__What the task requires__: The listing below must be repeated word for word, with its images excluded.

__Data__:
%%
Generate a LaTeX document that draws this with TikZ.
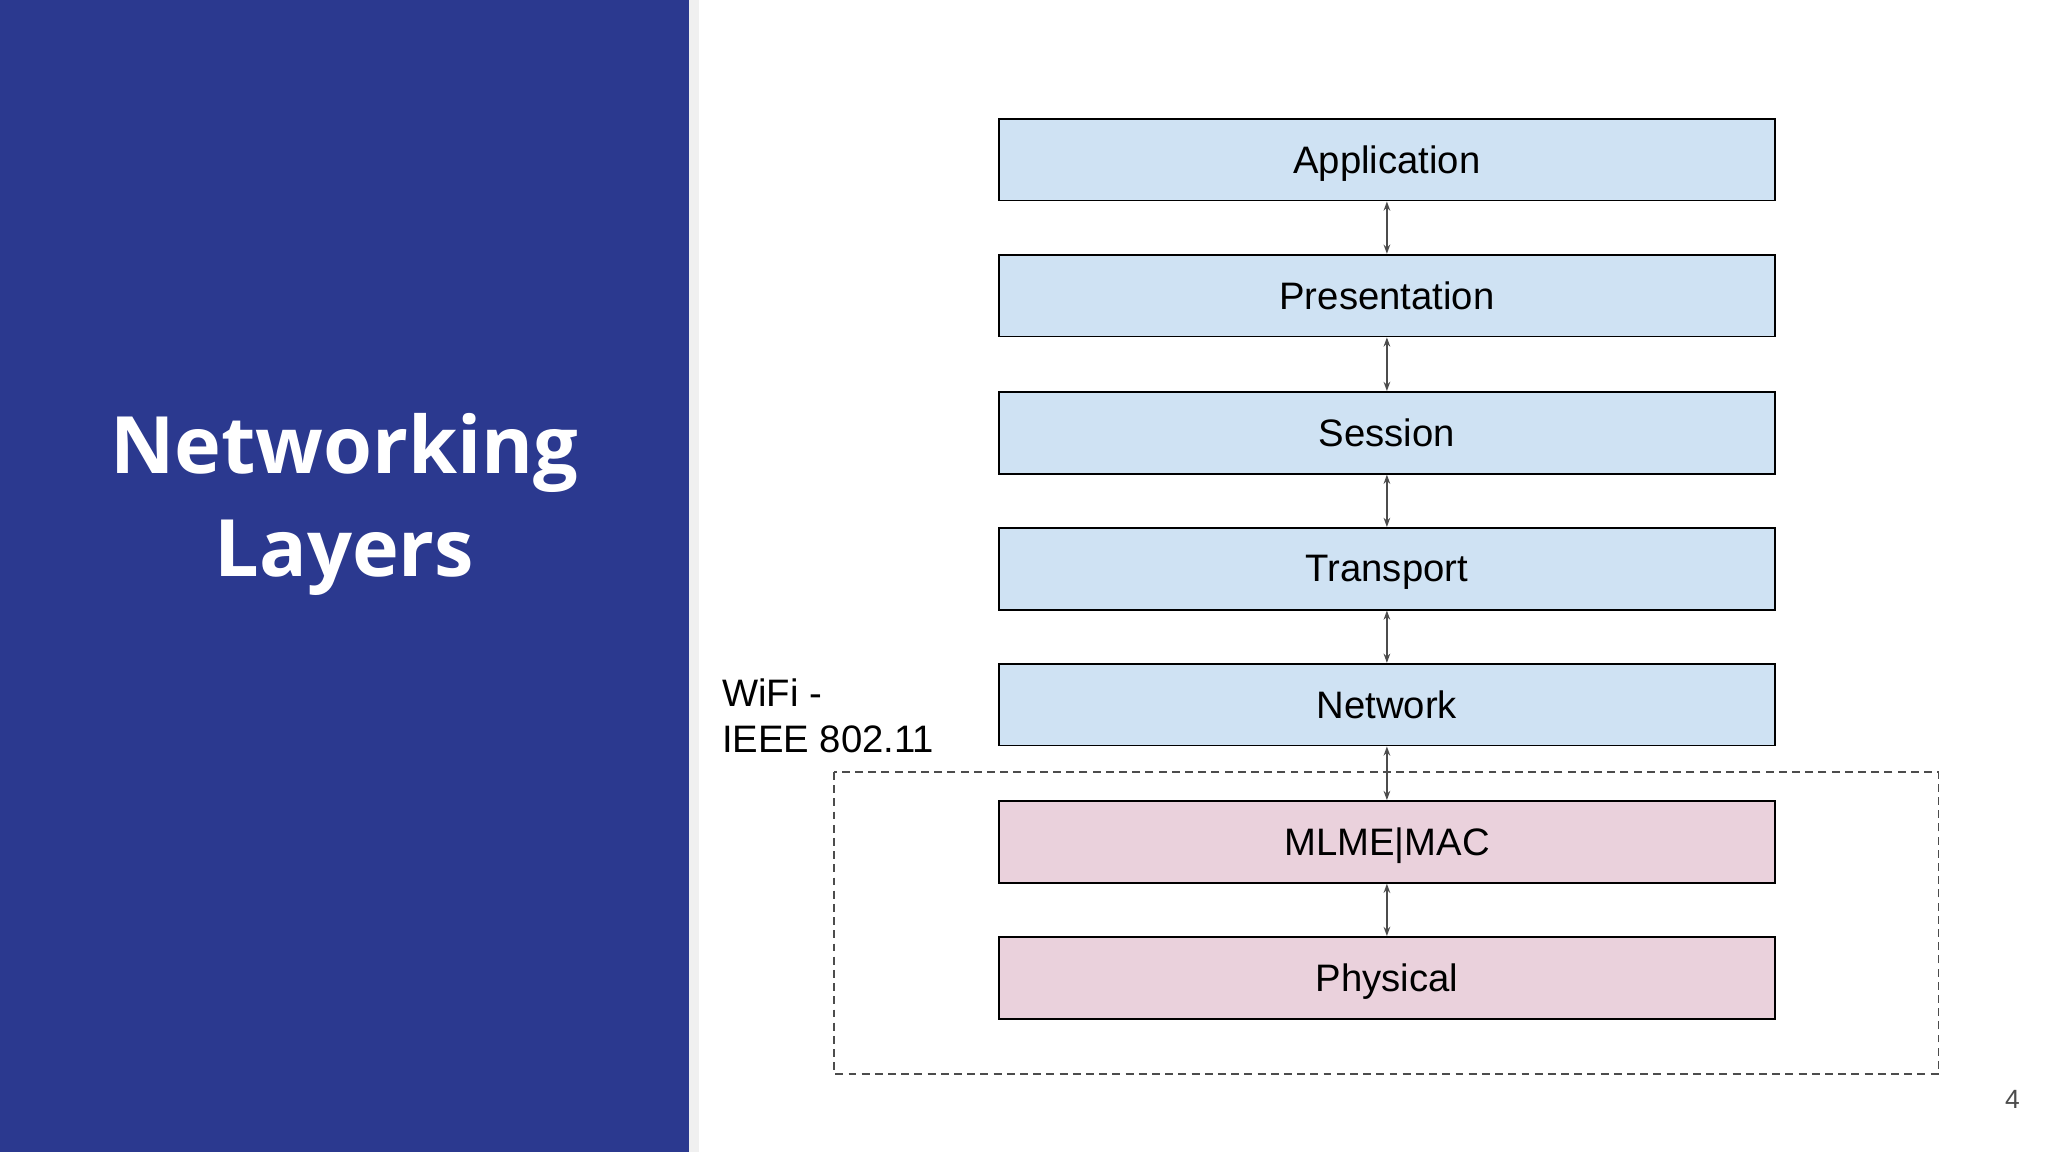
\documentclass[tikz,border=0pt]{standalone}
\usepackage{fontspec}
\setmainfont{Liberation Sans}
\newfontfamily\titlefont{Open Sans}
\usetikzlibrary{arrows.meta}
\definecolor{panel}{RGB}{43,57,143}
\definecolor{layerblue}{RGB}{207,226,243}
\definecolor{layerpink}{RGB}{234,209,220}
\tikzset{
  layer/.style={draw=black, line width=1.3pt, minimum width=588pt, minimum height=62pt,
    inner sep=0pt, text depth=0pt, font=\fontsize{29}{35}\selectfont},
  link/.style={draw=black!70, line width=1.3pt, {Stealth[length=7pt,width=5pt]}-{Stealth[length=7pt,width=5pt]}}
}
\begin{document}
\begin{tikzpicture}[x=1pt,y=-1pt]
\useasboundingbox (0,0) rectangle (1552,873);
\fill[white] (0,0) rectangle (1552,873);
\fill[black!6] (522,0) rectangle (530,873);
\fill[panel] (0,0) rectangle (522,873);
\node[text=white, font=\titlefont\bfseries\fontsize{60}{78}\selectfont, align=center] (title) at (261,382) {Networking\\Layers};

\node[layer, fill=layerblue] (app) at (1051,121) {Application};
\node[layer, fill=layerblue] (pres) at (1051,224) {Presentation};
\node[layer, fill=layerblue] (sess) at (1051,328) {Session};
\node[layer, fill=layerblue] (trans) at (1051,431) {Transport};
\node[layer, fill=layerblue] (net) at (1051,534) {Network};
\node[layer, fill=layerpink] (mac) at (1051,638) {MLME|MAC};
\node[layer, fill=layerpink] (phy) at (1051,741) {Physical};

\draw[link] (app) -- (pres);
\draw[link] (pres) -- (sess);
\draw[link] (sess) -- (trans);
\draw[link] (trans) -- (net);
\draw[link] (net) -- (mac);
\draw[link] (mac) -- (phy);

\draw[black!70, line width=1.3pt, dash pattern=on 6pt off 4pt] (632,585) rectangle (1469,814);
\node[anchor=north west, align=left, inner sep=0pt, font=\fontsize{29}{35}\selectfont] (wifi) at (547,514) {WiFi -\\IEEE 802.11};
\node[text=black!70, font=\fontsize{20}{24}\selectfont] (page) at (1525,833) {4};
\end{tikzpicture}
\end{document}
%%
__Result of this task__:
Generate a LaTeX document that draws this with TikZ.
\documentclass[tikz,border=0pt]{standalone}
\usepackage{fontspec}
\setmainfont{Liberation Sans}
\newfontfamily\titlefont{Open Sans}
\usetikzlibrary{arrows.meta}
\definecolor{panel}{RGB}{43,57,143}
\definecolor{layerblue}{RGB}{207,226,243}
\definecolor{layerpink}{RGB}{234,209,220}
\tikzset{
  layer/.style={draw=black, line width=1.3pt, minimum width=588pt, minimum height=62pt,
    inner sep=0pt, text depth=0pt, font=\fontsize{29}{35}\selectfont},
  link/.style={draw=black!70, line width=1.3pt, {Stealth[length=7pt,width=5pt]}-{Stealth[length=7pt,width=5pt]}}
}
\begin{document}
\begin{tikzpicture}[x=1pt,y=-1pt]
\useasboundingbox (0,0) rectangle (1552,873);
\fill[white] (0,0) rectangle (1552,873);
\fill[black!6] (522,0) rectangle (530,873);
\fill[panel] (0,0) rectangle (522,873);
\node[text=white, font=\titlefont\bfseries\fontsize{60}{78}\selectfont, align=center] (title) at (261,382) {Networking\\Layers};

\node[layer, fill=layerblue] (app) at (1051,121) {Application};
\node[layer, fill=layerblue] (pres) at (1051,224) {Presentation};
\node[layer, fill=layerblue] (sess) at (1051,328) {Session};
\node[layer, fill=layerblue] (trans) at (1051,431) {Transport};
\node[layer, fill=layerblue] (net) at (1051,534) {Network};
\node[layer, fill=layerpink] (mac) at (1051,638) {MLME|MAC};
\node[layer, fill=layerpink] (phy) at (1051,741) {Physical};

\draw[link] (app) -- (pres);
\draw[link] (pres) -- (sess);
\draw[link] (sess) -- (trans);
\draw[link] (trans) -- (net);
\draw[link] (net) -- (mac);
\draw[link] (mac) -- (phy);

\draw[black!70, line width=1.3pt, dash pattern=on 6pt off 4pt] (632,585) rectangle (1469,814);
\node[anchor=north west, align=left, inner sep=0pt, font=\fontsize{29}{35}\selectfont] (wifi) at (547,514) {WiFi -\\IEEE 802.11};
\node[text=black!70, font=\fontsize{20}{24}\selectfont] (page) at (1525,833) {4};
\end{tikzpicture}
\end{document}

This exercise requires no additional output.